И когда нас, учеников младших классов, стали водить в госпитали к раненым, где мы помогали им писать домой письма, декламировали стихи, я всегда читала стихотворение про мальчика, который под вражеским огнём показал нашим бойцам, откуда стреляет немецкая пушка. Я очень гордилась этим мальчиком, которому командир сказал: «Спасибо, хлопец, и руку как товарищу пожал». Ведь и здесь речь о долге, исполненном им. Особенно меня впечатляли слова «И руку, как товарищу, пожал». Мне очень хотелось, чтобы кто-нибудь мне тоже пожал руку и назвал товарищем.

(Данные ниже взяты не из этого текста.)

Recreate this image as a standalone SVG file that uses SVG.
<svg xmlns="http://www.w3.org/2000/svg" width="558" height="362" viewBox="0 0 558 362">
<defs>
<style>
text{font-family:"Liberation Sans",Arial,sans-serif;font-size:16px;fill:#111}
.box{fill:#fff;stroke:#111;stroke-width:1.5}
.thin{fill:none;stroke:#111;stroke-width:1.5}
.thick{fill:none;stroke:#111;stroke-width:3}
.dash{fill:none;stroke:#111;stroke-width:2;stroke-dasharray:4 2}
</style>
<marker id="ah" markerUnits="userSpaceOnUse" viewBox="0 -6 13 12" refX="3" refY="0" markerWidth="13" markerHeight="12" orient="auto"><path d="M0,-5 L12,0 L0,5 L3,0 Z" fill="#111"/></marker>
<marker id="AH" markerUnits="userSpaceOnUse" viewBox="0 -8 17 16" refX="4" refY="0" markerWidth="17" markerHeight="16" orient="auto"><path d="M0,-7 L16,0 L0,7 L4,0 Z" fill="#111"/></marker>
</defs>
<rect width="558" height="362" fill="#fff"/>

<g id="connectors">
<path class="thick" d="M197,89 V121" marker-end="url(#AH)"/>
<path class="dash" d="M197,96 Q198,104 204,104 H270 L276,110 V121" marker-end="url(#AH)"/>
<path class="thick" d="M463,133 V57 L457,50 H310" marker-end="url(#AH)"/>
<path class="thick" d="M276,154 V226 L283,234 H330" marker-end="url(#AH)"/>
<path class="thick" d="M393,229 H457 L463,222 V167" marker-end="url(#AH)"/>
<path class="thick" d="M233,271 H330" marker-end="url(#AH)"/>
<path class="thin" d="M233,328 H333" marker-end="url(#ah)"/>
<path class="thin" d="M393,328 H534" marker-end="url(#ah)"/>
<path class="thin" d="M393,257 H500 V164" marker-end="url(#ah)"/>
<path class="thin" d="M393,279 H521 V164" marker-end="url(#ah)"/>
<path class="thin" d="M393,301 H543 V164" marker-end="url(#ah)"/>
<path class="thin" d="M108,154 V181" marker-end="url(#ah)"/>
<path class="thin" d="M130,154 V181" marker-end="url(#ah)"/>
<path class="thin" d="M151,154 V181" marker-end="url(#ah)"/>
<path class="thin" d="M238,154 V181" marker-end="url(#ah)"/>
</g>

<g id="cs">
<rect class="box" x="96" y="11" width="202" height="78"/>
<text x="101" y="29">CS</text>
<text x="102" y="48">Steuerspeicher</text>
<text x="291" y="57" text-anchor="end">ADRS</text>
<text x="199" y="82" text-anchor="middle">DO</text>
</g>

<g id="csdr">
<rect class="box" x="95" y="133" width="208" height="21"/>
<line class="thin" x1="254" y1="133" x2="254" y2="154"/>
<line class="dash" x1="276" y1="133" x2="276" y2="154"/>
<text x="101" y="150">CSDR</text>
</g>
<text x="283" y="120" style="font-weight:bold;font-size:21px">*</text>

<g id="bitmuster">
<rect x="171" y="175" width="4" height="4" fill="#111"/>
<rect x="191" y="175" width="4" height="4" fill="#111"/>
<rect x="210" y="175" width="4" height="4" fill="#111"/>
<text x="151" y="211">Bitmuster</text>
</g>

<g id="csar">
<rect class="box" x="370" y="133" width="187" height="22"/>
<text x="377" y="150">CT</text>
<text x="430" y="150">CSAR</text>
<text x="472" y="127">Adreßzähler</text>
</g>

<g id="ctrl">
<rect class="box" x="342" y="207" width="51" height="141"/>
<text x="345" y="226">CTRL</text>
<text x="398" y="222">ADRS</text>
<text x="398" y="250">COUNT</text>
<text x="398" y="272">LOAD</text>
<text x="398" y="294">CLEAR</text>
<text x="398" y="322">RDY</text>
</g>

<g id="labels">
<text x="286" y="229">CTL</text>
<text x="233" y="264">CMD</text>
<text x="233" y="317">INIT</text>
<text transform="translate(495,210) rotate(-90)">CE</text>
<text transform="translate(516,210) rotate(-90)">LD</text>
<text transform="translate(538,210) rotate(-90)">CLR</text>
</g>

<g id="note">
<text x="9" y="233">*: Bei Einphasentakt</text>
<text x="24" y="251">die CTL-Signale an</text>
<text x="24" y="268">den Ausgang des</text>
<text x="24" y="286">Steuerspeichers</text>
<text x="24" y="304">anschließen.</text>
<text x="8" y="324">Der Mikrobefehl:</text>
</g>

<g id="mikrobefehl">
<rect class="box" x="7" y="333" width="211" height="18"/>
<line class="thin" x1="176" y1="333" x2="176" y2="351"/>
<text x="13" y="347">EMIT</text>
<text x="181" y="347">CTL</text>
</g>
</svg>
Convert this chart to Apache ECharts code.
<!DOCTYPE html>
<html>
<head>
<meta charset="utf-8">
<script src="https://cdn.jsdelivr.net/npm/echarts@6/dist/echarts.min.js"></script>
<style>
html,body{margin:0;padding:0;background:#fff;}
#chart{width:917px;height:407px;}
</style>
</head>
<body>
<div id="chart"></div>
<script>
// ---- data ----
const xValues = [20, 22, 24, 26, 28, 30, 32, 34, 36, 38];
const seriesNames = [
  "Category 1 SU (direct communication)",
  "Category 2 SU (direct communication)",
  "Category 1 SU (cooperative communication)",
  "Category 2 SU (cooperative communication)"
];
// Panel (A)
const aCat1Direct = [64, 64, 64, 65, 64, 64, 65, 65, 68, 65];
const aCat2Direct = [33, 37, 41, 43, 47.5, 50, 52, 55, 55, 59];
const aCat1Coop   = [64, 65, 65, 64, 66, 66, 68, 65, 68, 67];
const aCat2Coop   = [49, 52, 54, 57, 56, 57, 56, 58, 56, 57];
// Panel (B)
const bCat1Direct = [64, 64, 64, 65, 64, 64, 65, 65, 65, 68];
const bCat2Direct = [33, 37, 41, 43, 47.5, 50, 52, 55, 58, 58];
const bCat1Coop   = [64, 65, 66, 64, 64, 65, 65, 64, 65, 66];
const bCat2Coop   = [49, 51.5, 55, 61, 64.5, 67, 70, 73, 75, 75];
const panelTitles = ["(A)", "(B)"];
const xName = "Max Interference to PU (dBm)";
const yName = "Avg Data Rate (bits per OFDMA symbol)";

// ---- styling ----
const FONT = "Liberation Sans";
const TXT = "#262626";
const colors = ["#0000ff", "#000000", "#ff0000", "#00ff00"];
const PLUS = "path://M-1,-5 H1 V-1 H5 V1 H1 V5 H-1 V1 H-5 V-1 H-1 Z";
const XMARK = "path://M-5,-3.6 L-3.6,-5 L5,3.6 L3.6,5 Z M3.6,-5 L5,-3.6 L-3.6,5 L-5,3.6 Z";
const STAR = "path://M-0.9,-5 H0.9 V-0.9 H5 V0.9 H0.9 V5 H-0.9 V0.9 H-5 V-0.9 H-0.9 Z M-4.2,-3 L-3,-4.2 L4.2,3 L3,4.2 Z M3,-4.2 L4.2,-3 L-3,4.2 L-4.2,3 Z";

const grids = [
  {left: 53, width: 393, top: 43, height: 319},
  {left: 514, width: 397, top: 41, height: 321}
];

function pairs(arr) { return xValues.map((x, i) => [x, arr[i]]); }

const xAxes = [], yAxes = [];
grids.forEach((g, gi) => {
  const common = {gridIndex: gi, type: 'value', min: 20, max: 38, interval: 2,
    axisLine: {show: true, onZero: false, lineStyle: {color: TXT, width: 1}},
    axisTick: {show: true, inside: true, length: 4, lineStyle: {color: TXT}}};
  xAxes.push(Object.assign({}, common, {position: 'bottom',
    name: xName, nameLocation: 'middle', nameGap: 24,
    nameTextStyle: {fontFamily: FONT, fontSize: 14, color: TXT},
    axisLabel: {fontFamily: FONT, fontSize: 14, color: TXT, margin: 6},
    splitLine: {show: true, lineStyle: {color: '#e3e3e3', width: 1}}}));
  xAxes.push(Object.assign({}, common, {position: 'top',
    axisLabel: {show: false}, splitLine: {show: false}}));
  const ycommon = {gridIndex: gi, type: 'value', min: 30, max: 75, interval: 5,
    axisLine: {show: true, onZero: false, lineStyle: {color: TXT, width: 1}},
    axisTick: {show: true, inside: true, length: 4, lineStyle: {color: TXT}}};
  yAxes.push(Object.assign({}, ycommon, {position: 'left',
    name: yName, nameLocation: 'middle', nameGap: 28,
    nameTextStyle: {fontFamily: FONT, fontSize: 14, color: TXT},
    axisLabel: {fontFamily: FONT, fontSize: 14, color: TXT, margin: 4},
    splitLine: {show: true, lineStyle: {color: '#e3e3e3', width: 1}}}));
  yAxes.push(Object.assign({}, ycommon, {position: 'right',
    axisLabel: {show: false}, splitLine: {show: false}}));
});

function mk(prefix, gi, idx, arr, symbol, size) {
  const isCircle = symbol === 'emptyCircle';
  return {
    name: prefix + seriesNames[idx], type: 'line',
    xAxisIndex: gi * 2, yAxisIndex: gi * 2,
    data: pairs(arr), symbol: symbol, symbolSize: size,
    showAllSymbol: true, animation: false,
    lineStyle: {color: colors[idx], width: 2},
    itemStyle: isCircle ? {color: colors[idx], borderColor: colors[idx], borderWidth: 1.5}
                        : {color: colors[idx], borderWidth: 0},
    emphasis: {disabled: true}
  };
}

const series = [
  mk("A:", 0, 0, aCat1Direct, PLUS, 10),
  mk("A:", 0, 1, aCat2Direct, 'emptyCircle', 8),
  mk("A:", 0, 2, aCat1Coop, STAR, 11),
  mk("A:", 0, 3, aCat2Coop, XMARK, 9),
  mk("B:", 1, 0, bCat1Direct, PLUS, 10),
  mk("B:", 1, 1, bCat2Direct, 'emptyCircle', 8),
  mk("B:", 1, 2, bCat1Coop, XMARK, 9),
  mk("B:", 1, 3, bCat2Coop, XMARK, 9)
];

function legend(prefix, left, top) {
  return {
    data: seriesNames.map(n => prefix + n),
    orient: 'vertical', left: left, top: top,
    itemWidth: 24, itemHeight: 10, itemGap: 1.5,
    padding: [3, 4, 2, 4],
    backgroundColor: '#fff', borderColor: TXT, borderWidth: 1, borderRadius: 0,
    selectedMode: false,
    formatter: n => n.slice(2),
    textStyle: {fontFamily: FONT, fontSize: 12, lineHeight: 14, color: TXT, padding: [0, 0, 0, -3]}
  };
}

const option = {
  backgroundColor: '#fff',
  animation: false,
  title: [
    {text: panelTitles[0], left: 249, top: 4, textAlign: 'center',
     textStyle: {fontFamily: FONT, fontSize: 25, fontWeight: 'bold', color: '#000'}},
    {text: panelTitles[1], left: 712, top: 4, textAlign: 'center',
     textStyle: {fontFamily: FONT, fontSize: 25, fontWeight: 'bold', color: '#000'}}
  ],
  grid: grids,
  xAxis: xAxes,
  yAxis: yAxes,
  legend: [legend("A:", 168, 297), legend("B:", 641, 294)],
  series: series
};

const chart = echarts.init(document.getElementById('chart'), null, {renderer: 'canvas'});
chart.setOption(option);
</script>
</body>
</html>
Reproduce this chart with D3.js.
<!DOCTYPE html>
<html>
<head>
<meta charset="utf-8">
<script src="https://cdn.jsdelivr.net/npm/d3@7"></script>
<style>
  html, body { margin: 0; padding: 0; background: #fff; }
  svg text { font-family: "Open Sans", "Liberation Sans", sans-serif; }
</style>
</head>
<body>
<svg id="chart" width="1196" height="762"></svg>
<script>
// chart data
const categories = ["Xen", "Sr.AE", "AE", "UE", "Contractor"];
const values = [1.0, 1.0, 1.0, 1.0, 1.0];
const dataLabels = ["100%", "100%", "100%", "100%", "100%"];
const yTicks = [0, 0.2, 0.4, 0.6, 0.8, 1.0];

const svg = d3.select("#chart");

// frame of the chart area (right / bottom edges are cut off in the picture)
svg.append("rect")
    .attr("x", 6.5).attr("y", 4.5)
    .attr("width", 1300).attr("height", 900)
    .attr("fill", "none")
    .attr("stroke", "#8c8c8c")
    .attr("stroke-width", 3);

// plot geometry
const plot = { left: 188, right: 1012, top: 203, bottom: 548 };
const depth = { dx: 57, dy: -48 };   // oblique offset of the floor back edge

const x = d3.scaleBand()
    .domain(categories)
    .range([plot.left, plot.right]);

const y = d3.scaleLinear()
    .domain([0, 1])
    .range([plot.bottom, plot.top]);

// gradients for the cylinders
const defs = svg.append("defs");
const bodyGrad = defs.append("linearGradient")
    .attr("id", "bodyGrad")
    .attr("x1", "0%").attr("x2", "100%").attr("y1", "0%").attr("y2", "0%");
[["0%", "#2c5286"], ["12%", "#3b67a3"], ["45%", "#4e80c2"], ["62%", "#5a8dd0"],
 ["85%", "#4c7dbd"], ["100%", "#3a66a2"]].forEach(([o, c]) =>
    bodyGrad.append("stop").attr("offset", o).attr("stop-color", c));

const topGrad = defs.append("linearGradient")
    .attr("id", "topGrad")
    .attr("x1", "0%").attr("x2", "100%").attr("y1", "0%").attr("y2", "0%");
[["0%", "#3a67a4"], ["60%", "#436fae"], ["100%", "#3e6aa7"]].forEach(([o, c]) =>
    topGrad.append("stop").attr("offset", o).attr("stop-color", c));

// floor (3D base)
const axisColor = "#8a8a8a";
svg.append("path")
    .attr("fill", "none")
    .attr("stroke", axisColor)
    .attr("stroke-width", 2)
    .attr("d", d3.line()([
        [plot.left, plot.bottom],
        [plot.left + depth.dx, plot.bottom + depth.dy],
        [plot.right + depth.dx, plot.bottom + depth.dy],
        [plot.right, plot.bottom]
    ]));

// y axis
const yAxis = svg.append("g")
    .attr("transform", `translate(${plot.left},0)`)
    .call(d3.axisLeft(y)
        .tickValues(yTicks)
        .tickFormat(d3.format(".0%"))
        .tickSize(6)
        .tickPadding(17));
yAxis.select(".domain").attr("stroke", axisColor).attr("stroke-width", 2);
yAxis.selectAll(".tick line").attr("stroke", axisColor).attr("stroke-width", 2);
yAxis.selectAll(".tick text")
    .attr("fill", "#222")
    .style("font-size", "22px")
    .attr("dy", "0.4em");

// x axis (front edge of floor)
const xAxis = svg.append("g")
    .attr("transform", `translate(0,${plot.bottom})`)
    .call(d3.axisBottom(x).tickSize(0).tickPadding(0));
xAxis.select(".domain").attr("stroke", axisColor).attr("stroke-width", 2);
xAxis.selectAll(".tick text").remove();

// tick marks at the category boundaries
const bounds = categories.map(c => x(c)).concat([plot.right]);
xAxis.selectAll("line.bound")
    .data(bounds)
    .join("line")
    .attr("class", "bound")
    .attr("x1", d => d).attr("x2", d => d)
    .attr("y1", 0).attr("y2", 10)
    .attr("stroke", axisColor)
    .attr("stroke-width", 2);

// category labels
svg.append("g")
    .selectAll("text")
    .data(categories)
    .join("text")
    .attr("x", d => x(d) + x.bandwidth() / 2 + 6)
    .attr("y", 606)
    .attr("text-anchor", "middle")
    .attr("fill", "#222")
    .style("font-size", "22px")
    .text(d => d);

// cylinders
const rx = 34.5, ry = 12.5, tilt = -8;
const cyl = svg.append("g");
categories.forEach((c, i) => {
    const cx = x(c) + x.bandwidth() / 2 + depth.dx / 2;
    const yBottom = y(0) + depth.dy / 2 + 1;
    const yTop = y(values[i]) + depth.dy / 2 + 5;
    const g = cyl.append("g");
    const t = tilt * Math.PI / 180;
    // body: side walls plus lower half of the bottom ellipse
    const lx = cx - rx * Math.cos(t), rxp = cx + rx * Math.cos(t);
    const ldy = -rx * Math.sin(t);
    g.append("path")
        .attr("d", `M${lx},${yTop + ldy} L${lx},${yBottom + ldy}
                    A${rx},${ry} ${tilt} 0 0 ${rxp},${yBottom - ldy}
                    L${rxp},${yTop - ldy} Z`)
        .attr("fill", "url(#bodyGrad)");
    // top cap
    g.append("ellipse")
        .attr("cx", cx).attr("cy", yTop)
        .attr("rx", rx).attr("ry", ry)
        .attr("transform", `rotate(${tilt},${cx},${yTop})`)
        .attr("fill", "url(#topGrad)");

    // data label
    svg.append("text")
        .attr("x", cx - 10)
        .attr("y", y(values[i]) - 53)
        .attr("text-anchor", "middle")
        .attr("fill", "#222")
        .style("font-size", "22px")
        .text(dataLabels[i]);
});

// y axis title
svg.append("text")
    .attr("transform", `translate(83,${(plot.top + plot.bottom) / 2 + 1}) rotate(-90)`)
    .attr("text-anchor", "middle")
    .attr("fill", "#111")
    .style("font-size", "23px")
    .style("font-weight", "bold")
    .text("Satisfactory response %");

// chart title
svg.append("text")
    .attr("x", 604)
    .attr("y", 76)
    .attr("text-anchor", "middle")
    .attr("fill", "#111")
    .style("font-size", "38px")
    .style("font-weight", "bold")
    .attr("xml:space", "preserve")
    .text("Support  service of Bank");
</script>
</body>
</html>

Так вот, не были для меня бременем военные годы. Был долг и потребность в его исполнении задолго до того. Само это понятие вошло в мою жизнь на сознательном уровне. И думаю, что досталось оно мне по наследству от моих предков. И мне приходит в голову, что в революцию 1917 года, в гражданской войне наибольшие потери понесло офицерство, несущее в себе код воинского и гражданского долга в наибольшей степени и передающее его из поколения в поколение. И скудость нынешней государственной мысли, скудость нашего современного гражданского общества, может быть, во многом определена именно уничтожением в те годы дворянско-офицерского сословия, носителя долга и чести народа.